DIRECTION: The line containing "plt.rcParams['font.family'] = ['Liberation" marks the end: extract everything from the first line of the data through that line, exactly, with no pictures.

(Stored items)
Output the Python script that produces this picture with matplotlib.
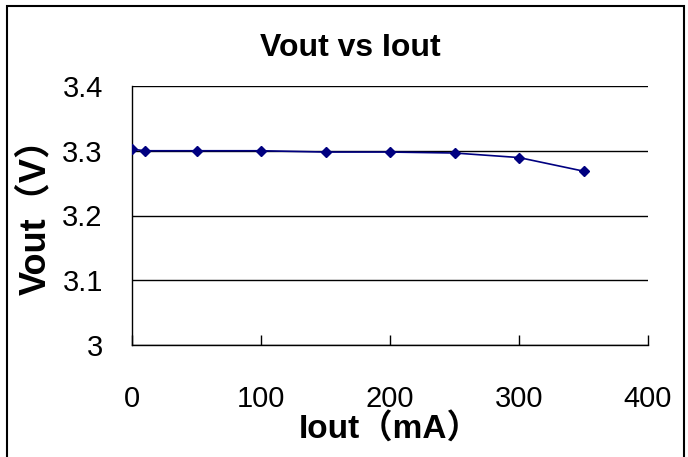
import matplotlib
matplotlib.use('Agg')
import matplotlib.pyplot as plt
from matplotlib.patches import Rectangle
from matplotlib.ticker import FuncFormatter

plt.rcParams['font.family'] = ['Liberation Sans', 'Noto Sans CJK SC', 'DejaVu Sans']

iout = [0, 10, 50, 100, 150, 200, 250, 300, 350]
vout = [3.3025, 3.300, 3.300, 3.300, 3.298, 3.298, 3.2965, 3.2895, 3.2685]
xticks = [0, 100, 200, 300, 400]
yticks = [3.0, 3.1, 3.2, 3.3, 3.4]

fig = plt.figure(figsize=(6.88, 4.57), dpi=100)
ax = fig.add_axes([132/688, 1 - 345/457, 516/688, 259/457])

ax.plot(iout, vout, color='#000080', lw=1.2, marker='D', ms=5.5,
	markerfacecolor='#000080', markeredgecolor='#000080', zorder=3)

ax.set_xlim(0, 400)
ax.set_ylim(3.0, 3.4)
ax.set_xticks(xticks)
ax.set_yticks(yticks)
ax.yaxis.set_major_formatter(FuncFormatter(lambda v, p: '%g' % round(v, 1)))

ax.grid(axis='y', color='black', lw=1)
ax.set_axisbelow(True)
for s in ['top', 'right']:
	ax.spines[s].set_visible(False)
for s in ['left', 'bottom']:
	ax.spines[s].set_color('black')
	ax.spines[s].set_linewidth(1)

ax.tick_params(axis='x', direction='in', length=7, width=1, pad=29, labelsize=21)
ax.tick_params(axis='y', length=0, pad=21, labelsize=21)

# title is centred on the chart frame, not the plot area
fig.text(350/688, 1 - 48/457, 'Vout vs Iout', fontsize=23, fontweight='bold',
	ha='center', va='center')
ax.set_xlabel('Iout（mA）', fontsize=24, fontweight='bold', va='top')
ax.xaxis.set_label_coords(0.50, -0.262)
ax.set_ylabel('Vout（V）', fontsize=26, fontweight='bold', va='center')
ax.yaxis.set_label_coords(-0.186, 0.53)

# outer chart frame
fig.patches.append(Rectangle((7/688, -0.05), 677/688, 1.05 - 6/457,
	transform=fig.transFigure, fill=False, edgecolor='black', lw=1.5))

fig.savefig('out.png', dpi=100)
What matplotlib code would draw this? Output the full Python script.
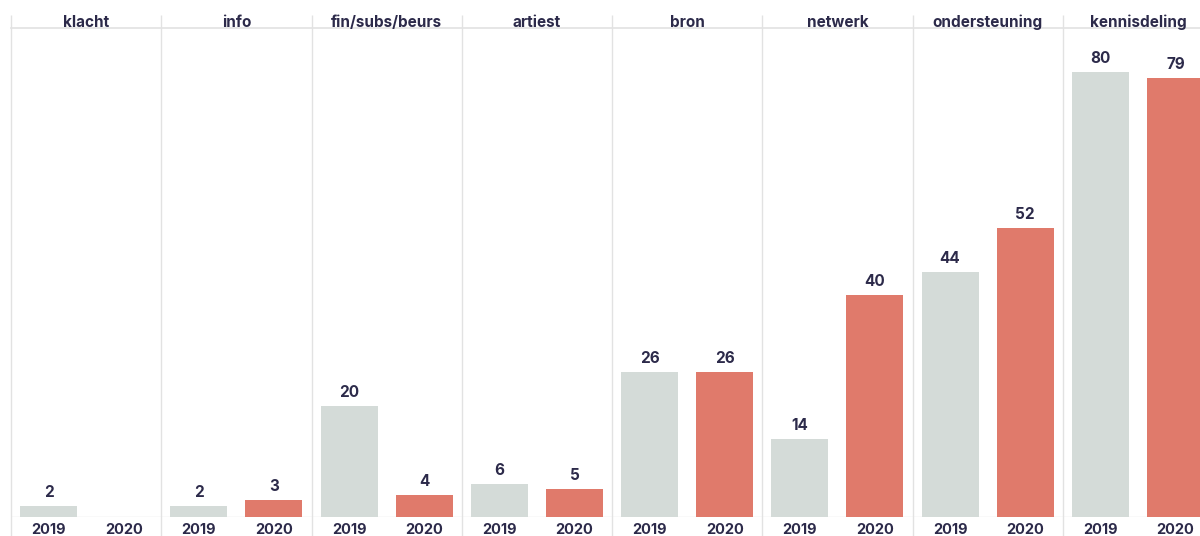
import numpy as np
import matplotlib
matplotlib.use("Agg")
import matplotlib.pyplot as plt

categories = ["klacht", "info", "fin/subs/beurs", "artiest", "bron", "netwerk", "ondersteuning", "kennisdeling"]
years = ["2019", "2020"]
values_2019 = [2, 2, 20, 6, 26, 14, 44, 80]
values_2020 = [np.nan, 3, 4, 5, 26, 40, 52, 79]

grey = "#d4dbd8"
salmon = "#e07a6b"
navy = "#2c2a4a"
line_c = "#e2e2e2"
font = ["Inter", "DejaVu Sans"]

W, H = 1200, 536
fig = plt.figure(figsize=(W / 100, H / 100), dpi=100)
base_px, top_px, left_px = 517, 28, 11
ax = fig.add_axes([left_px / W, (H - base_px) / H, 1202 / W, (base_px - top_px) / H])
ax.set_xlim(0, 2 * len(categories))
ax.set_ylim(0, 87.95)
for s in ax.spines.values():
    s.set_visible(False)
ax.set_xticks([])
ax.set_yticks([])

n = len(categories)
x19 = np.arange(n) * 2 + 0.5
x20 = np.arange(n) * 2 + 1.5
bw = 57 / 75
ax.bar(x19, values_2019, width=bw, color=grey, zorder=2)
ax.bar(x20, np.nan_to_num(values_2020), width=bw, color=salmon, zorder=2)

ax.axhline(0, color=line_c, lw=1, zorder=1)
ax.axhline(87.95, color=line_c, lw=1.2, zorder=1, clip_on=False)
ax.vlines(np.arange(n) * 2, -0.04, 1.027, transform=ax.get_xaxis_transform(),
          color=line_c, lw=1, clip_on=False, zorder=1)

ppu = (base_px - top_px) / 87.95
off = 13.5 / ppu
for xs, vals in ((x19, values_2019), (x20, values_2020)):
    for x, v in zip(xs, vals):
        if np.isnan(v):
            continue
        ax.text(x, v + off, f"{v:g}", ha="center", va="center", fontsize=11,
                fontweight="bold", color=navy, family=font)

for i in range(n):
    ax.text(x19[i], -0.0266, years[0], transform=ax.get_xaxis_transform(), ha="center", va="center",
            fontsize=10.5, fontweight="bold", color=navy, family=font, clip_on=False)
    ax.text(x20[i], -0.0266, years[1], transform=ax.get_xaxis_transform(), ha="center", va="center",
            fontsize=10.5, fontweight="bold", color=navy, family=font, clip_on=False)
    ax.text(i * 2 + 1, 1.002, categories[i], transform=ax.get_xaxis_transform(), ha="center",
            va="baseline", fontsize=11, fontweight="bold", color=navy, family=font, clip_on=False)

fig.savefig("out.png", dpi=100)
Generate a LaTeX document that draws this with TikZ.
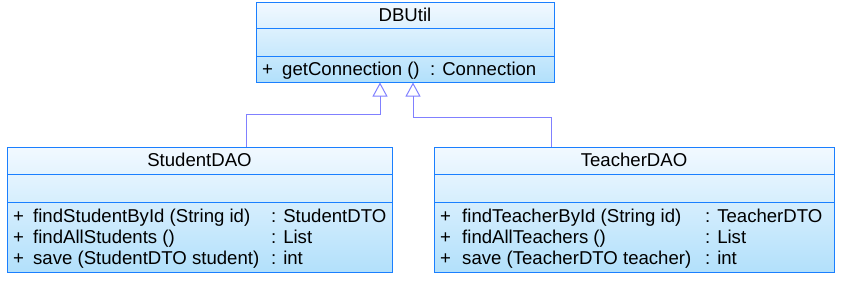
\documentclass[tikz,border=0pt]{standalone}
\usepackage{fontspec}
\setmainfont{Liberation Sans}
\usetikzlibrary{arrows.meta,calc}
\definecolor{umlborder}{HTML}{1A7FFF}
\definecolor{umlline}{HTML}{8080FF}
\definecolor{umltop}{HTML}{F2F9FF}
\definecolor{umlbot}{HTML}{B2E0FB}
\tikzset{
  classbox/.style={draw=umlborder, line width=1pt, rectangle, inner sep=0pt,
    top color=umltop, bottom color=umlbot, shading angle=0},
  divider/.style={draw=umlborder, line width=1pt},
  txt/.style={anchor=base west, inner sep=0pt, font=\fontsize{18.6}{21}\selectfont},
  ttl/.style={anchor=base, inner sep=0pt, font=\fontsize{18.6}{21}\selectfont},
  gen/.style={draw=umlline, line width=1pt, -{Triangle[open, length=14pt, width=15pt]}}
}
\begin{document}
\begin{tikzpicture}[x=1pt,y=-1pt]
\useasboundingbox (0,0) rectangle (841,281);
% DBUtil
\node[classbox, minimum width=298pt, minimum height=80pt] (db) at (405,42) {};
\draw[divider] (256,28) -- (554,28);
\draw[divider] (256,56) -- (554,56);
\node[ttl] (dbt) at (405,21) {DBUtil};
\node[txt] (dbp) at (262,75) {+};
\node[txt] (dbm) at (282,75) {getConnection ()};
\node[txt] (dbr) at (430,75) {: Connection};
% StudentDAO
\node[classbox, minimum width=385pt, minimum height=125pt] (stud) at (199.5,209.5) {};
\draw[divider] (7,174) -- (392,174);
\draw[divider] (7,202) -- (392,202);
\node[ttl] (st) at (199.5,166) {StudentDAO};
\node[txt] (sp1) at (13,222) {+};
\node[txt] (sp2) at (13,243) {+};
\node[txt] (sp3) at (13,264) {+};
\node[txt] (sm1) at (33,222) {findStudentById (String id)};
\node[txt] (sm2) at (33,243) {findAllStudents ()};
\node[txt] (sm3) at (33,264) {save (StudentDTO student)};
\node[txt] (sr1) at (271,222) {: StudentDTO};
\node[txt] (sr2) at (271,243) {: List};
\node[txt] (sr3) at (271,264) {: int};
% TeacherDAO
\node[classbox, minimum width=400pt, minimum height=125pt] (teach) at (634,209.5) {};
\draw[divider] (434,174) -- (834,174);
\draw[divider] (434,202) -- (834,202);
\node[ttl] (tt) at (634,166) {TeacherDAO};
\node[txt] (tp1) at (440,222) {+};
\node[txt] (tp2) at (440,243) {+};
\node[txt] (tp3) at (440,264) {+};
\node[txt] (tm1) at (462,222) {findTeacherById (String id)};
\node[txt] (tm2) at (462,243) {findAllTeachers ()};
\node[txt] (tm3) at (462,264) {save (TeacherDTO teacher)};
\node[txt] (tr1) at (705,222) {: TeacherDTO};
\node[txt] (tr2) at (705,243) {: List};
\node[txt] (tr3) at (705,264) {: int};
% generalizations
\draw[gen] ($(stud.north)+(46.5,0)$) -- ++(0,-32) -| ($(db.south)+(-25,0)$);
\draw[gen] ($(teach.north)+(-83,0)$) -- ++(0,-29) -| ($(db.south)+(8,0)$);
\end{tikzpicture}
\end{document}
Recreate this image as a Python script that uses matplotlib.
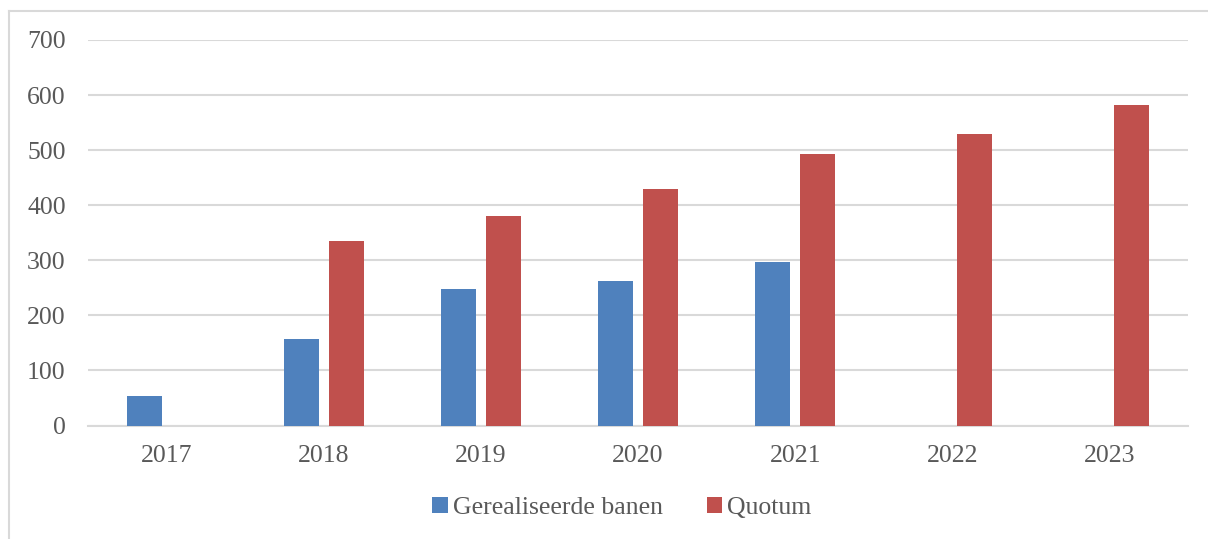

RESPONSE TO THE TASK:
Output the Python script that produces this picture with matplotlib.
import matplotlib
matplotlib.use('Agg')
import matplotlib.pyplot as plt
from matplotlib.patches import Rectangle
from matplotlib.ticker import FuncFormatter

plt.rcParams['font.family'] = ['Liberation Sans', 'Noto Sans CJK SC', 'DejaVu Sans']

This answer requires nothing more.